— Stated problem —
Type out the data exactly as given. Skip any image.

— Given information —
────────────────────────────────────────
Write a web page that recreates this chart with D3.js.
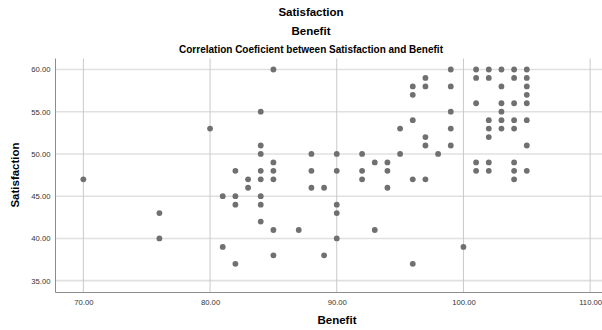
<!DOCTYPE html>
<html>
<head>
<meta charset="utf-8">
<script src="https://cdn.jsdelivr.net/npm/d3@7"></script>
<style>
  body { margin: 0; background: #fff; }
  svg { display: block; font-family: "Liberation Sans", Arial, sans-serif; }
</style>
</head>
<body>
<figure id="scatter" style="margin:0"></figure>
<script>
// Benefit (x) and Satisfaction (y) for each case
const benefit = [
  70, 76, 76, 80, 81, 81, 82, 82, 82, 82, 83, 83,
  84, 84, 84, 84, 84, 84, 84, 84,
  85, 85, 85, 85, 85, 85, 87, 88, 88, 88, 89, 89,
  90, 90, 90, 90, 90, 92, 92, 92, 93, 93, 94, 94, 94, 95, 95,
  96, 96, 96, 96, 96, 97, 97, 97, 97, 97, 98,
  99, 99, 99, 99, 99, 100,
  101, 101, 101, 101, 101,
  102, 102, 102, 102, 102, 102, 102,
  103, 103, 103, 103, 103, 103,
  104, 104, 104, 104, 104, 104, 104, 104,
  105, 105, 105, 105, 105, 105, 105, 105
];
const satisfaction = [
  47, 43, 40, 53, 45, 39, 48, 45, 44, 37, 47, 46,
  55, 51, 50, 48, 47, 45, 44, 42,
  60, 49, 48, 47, 41, 38, 41, 50, 48, 46, 46, 38,
  50, 48, 44, 43, 40, 50, 48, 47, 49, 41, 49, 48, 46, 53, 50,
  58, 57, 54, 47, 37, 59, 58, 52, 51, 47, 50,
  60, 58, 55, 53, 51, 39,
  60, 59, 56, 49, 48,
  60, 59, 54, 53, 52, 49, 48,
  60, 58, 56, 55, 54, 53,
  60, 59, 56, 54, 53, 49, 48, 47,
  60, 59, 58, 57, 56, 54, 51, 48
];
const xTicks = [70, 80, 90, 100, 110];
const yTicks = [35, 40, 45, 50, 55, 60];

const width = 602;
const height = 330;
// plot box; the right side runs past the picture edge like the original
const plot = { left: 55.5, right: 618, top: 58.5, bottom: 292.5 };

const svg = d3.select("figure#scatter")
  .append("svg")
  .attr("width", width)
  .attr("height", height);

const x = d3.scaleLinear().domain([67.8, 112.2]).range([plot.left, plot.right]);
const y = d3.scaleLinear().domain([33.6, 61.3]).range([plot.bottom, plot.top]);

// gridlines
svg.append("g")
  .selectAll("line")
  .data(yTicks)
  .enter()
  .append("line")
  .attr("x1", plot.left)
  .attr("x2", plot.right)
  .attr("y1", d => y(d))
  .attr("y2", d => y(d))
  .attr("stroke", "#e0e0e0")
  .attr("stroke-width", 1.6);

svg.append("g")
  .selectAll("line")
  .data(xTicks)
  .enter()
  .append("line")
  .attr("x1", d => x(d))
  .attr("x2", d => x(d))
  .attr("y1", plot.top)
  .attr("y2", plot.bottom)
  .attr("stroke", "#c9c9c9")
  .attr("stroke-width", 1);

// axes
const fmt = d3.format(".2f");
const xAxis = svg.append("g")
  .attr("transform", `translate(0,${plot.bottom})`)
  .call(d3.axisBottom(x).tickValues(xTicks).tickFormat(fmt).tickSize(0).tickPadding(7));
const yAxis = svg.append("g")
  .attr("transform", `translate(${plot.left},0)`)
  .call(d3.axisLeft(y).tickValues(yTicks).tickFormat(fmt).tickSize(0).tickPadding(5));

[xAxis, yAxis].forEach(a => {
  a.select(".domain").remove();
  a.selectAll("text")
    .style("font-size", "7.7px")
    .attr("fill", "#333");
});

svg.append("line")
  .attr("x1", plot.left).attr("x2", plot.left)
  .attr("y1", plot.top).attr("y2", plot.bottom)
  .attr("stroke", "#8c8c8c");
svg.append("line")
  .attr("x1", plot.left).attr("x2", plot.right)
  .attr("y1", plot.bottom).attr("y2", plot.bottom)
  .attr("stroke", "#8c8c8c");

// points
svg.append("g")
  .selectAll("circle")
  .data(benefit.map((b, i) => ({ b: b, s: satisfaction[i] })))
  .enter()
  .append("circle")
  .attr("cx", d => x(d.b))
  .attr("cy", d => y(d.s))
  .attr("r", 2.9)
  .attr("fill", "#707070");

// titles
const titles = [
  { text: "Satisfaction", y: 16, size: "11.5px" },
  { text: "Benefit", y: 35, size: "11.5px" }
];
svg.selectAll("text.title")
  .data(titles)
  .enter()
  .append("text")
  .attr("class", "title")
  .attr("x", 311)
  .attr("y", d => d.y)
  .attr("text-anchor", "middle")
  .style("font-size", d => d.size)
  .style("font-weight", "bold")
  .text(d => d.text);

svg.append("text")
  .attr("x", 311)
  .attr("y", 52.5)
  .attr("text-anchor", "middle")
  .style("font-size", "10px")
  .style("font-weight", "bold")
  .text("Correlation Coeficient between Satisfaction and Benefit");

svg.append("text")
  .attr("x", 337)
  .attr("y", 324)
  .attr("text-anchor", "middle")
  .style("font-size", "11.5px")
  .style("font-weight", "bold")
  .text("Benefit");

svg.append("text")
  .attr("transform", "translate(19,175) rotate(-90)")
  .attr("text-anchor", "middle")
  .style("font-size", "11.5px")
  .style("font-weight", "bold")
  .text("Satisfaction");
</script>
</body>
</html>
────────────────────────────────────────
— Result for this task —
Write a web page that recreates this chart with D3.js.
<!DOCTYPE html>
<html>
<head>
<meta charset="utf-8">
<script src="https://cdn.jsdelivr.net/npm/d3@7"></script>
<style>
  body { margin: 0; background: #fff; }
  svg { display: block; font-family: "Liberation Sans", Arial, sans-serif; }
</style>
</head>
<body>
<figure id="scatter" style="margin:0"></figure>
<script>
// Benefit (x) and Satisfaction (y) for each case
const benefit = [
  70, 76, 76, 80, 81, 81, 82, 82, 82, 82, 83, 83,
  84, 84, 84, 84, 84, 84, 84, 84,
  85, 85, 85, 85, 85, 85, 87, 88, 88, 88, 89, 89,
  90, 90, 90, 90, 90, 92, 92, 92, 93, 93, 94, 94, 94, 95, 95,
  96, 96, 96, 96, 96, 97, 97, 97, 97, 97, 98,
  99, 99, 99, 99, 99, 100,
  101, 101, 101, 101, 101,
  102, 102, 102, 102, 102, 102, 102,
  103, 103, 103, 103, 103, 103,
  104, 104, 104, 104, 104, 104, 104, 104,
  105, 105, 105, 105, 105, 105, 105, 105
];
const satisfaction = [
  47, 43, 40, 53, 45, 39, 48, 45, 44, 37, 47, 46,
  55, 51, 50, 48, 47, 45, 44, 42,
  60, 49, 48, 47, 41, 38, 41, 50, 48, 46, 46, 38,
  50, 48, 44, 43, 40, 50, 48, 47, 49, 41, 49, 48, 46, 53, 50,
  58, 57, 54, 47, 37, 59, 58, 52, 51, 47, 50,
  60, 58, 55, 53, 51, 39,
  60, 59, 56, 49, 48,
  60, 59, 54, 53, 52, 49, 48,
  60, 58, 56, 55, 54, 53,
  60, 59, 56, 54, 53, 49, 48, 47,
  60, 59, 58, 57, 56, 54, 51, 48
];
const xTicks = [70, 80, 90, 100, 110];
const yTicks = [35, 40, 45, 50, 55, 60];

const width = 602;
const height = 330;
// plot box; the right side runs past the picture edge like the original
const plot = { left: 55.5, right: 618, top: 58.5, bottom: 292.5 };

const svg = d3.select("figure#scatter")
  .append("svg")
  .attr("width", width)
  .attr("height", height);

const x = d3.scaleLinear().domain([67.8, 112.2]).range([plot.left, plot.right]);
const y = d3.scaleLinear().domain([33.6, 61.3]).range([plot.bottom, plot.top]);

// gridlines
svg.append("g")
  .selectAll("line")
  .data(yTicks)
  .enter()
  .append("line")
  .attr("x1", plot.left)
  .attr("x2", plot.right)
  .attr("y1", d => y(d))
  .attr("y2", d => y(d))
  .attr("stroke", "#e0e0e0")
  .attr("stroke-width", 1.6);

svg.append("g")
  .selectAll("line")
  .data(xTicks)
  .enter()
  .append("line")
  .attr("x1", d => x(d))
  .attr("x2", d => x(d))
  .attr("y1", plot.top)
  .attr("y2", plot.bottom)
  .attr("stroke", "#c9c9c9")
  .attr("stroke-width", 1);

// axes
const fmt = d3.format(".2f");
const xAxis = svg.append("g")
  .attr("transform", `translate(0,${plot.bottom})`)
  .call(d3.axisBottom(x).tickValues(xTicks).tickFormat(fmt).tickSize(0).tickPadding(7));
const yAxis = svg.append("g")
  .attr("transform", `translate(${plot.left},0)`)
  .call(d3.axisLeft(y).tickValues(yTicks).tickFormat(fmt).tickSize(0).tickPadding(5));

[xAxis, yAxis].forEach(a => {
  a.select(".domain").remove();
  a.selectAll("text")
    .style("font-size", "7.7px")
    .attr("fill", "#333");
});

svg.append("line")
  .attr("x1", plot.left).attr("x2", plot.left)
  .attr("y1", plot.top).attr("y2", plot.bottom)
  .attr("stroke", "#8c8c8c");
svg.append("line")
  .attr("x1", plot.left).attr("x2", plot.right)
  .attr("y1", plot.bottom).attr("y2", plot.bottom)
  .attr("stroke", "#8c8c8c");

// points
svg.append("g")
  .selectAll("circle")
  .data(benefit.map((b, i) => ({ b: b, s: satisfaction[i] })))
  .enter()
  .append("circle")
  .attr("cx", d => x(d.b))
  .attr("cy", d => y(d.s))
  .attr("r", 2.9)
  .attr("fill", "#707070");

// titles
const titles = [
  { text: "Satisfaction", y: 16, size: "11.5px" },
  { text: "Benefit", y: 35, size: "11.5px" }
];
svg.selectAll("text.title")
  .data(titles)
  .enter()
  .append("text")
  .attr("class", "title")
  .attr("x", 311)
  .attr("y", d => d.y)
  .attr("text-anchor", "middle")
  .style("font-size", d => d.size)
  .style("font-weight", "bold")
  .text(d => d.text);

svg.append("text")
  .attr("x", 311)
  .attr("y", 52.5)
  .attr("text-anchor", "middle")
  .style("font-size", "10px")
  .style("font-weight", "bold")
  .text("Correlation Coeficient between Satisfaction and Benefit");

svg.append("text")
  .attr("x", 337)
  .attr("y", 324)
  .attr("text-anchor", "middle")
  .style("font-size", "11.5px")
  .style("font-weight", "bold")
  .text("Benefit");

svg.append("text")
  .attr("transform", "translate(19,175) rotate(-90)")
  .attr("text-anchor", "middle")
  .style("font-size", "11.5px")
  .style("font-weight", "bold")
  .text("Satisfaction");
</script>
</body>
</html>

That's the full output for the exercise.